To determine the number of grams of bromine required to react completely with 3704 grams of aluminum chloride, we first need to determine the molar ratio between aluminum chloride (AlCl3) and bromine (Br2). The balanced chemical equation for the reaction between aluminum chloride and bromine is:
2AlCl3 + 3Br2 → 2AlBr3 + 3Cl2
From the balanced equation, we can see that 2 moles of aluminum chloride react with 3 moles of bromine.
Step 1: Convert grams of aluminum chloride to moles:
To do this, we need the molar mass of aluminum chloride (AlCl3). The molar mass of AlCl3 can be calculated by adding the atomic masses of aluminum (Al) and three times the atomic mass of chlorine (Cl).

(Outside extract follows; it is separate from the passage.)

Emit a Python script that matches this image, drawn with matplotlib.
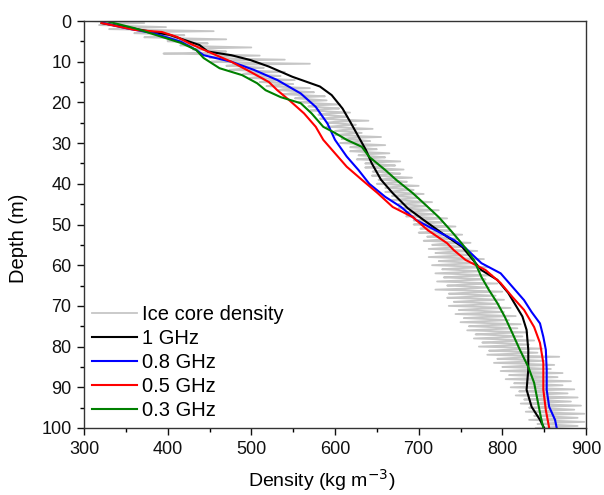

Molar mass of Al = 26.98 g/mol
Molar mass of Cl = 35.45 g/mol
Molar mass of AlCl3 = (26.98 g/mol) + 3 × (35.45 g/mol) = 133.34 g/mol
Now, we can convert the grams of aluminum chloride to moles using the following equation:
moles = mass / molar mass
moles of AlCl3 = 3704 g / 133.34 g/mol ≈ 27.77 moles
Step 2: Determine the mole ratio between AlCl3 and Br2:
From the balanced chemical equation, we know that 2 moles of AlCl3 react with 3 moles of Br2.
Step 3: Convert moles of AlCl3 to moles of Br2:
Using the mole ratio, we can calculate the moles of bromine required:
moles of Br2 = (moles of AlCl3) × (3 moles of Br2 / 2 moles of AlCl3)
moles of Br2 ≈ 27.77 moles × (3/2)
moles of Br2 ≈ 41.65 moles
Step 4: Convert moles of Br2 to grams:
Finally, to convert moles of bromine to grams, we use the molar mass of bromine (Br2), which is equal to 159.808 g/mol.
grams of Br2 = (moles of Br2) × (molar mass of Br2)
grams of Br2 ≈ 41.65 moles × 159.808 g/mol
grams of Br2 ≈ 6652.34 grams
Therefore, approximately 6652.34 grams of bromine are required to react completely with 3704 grams of aluminum chloride.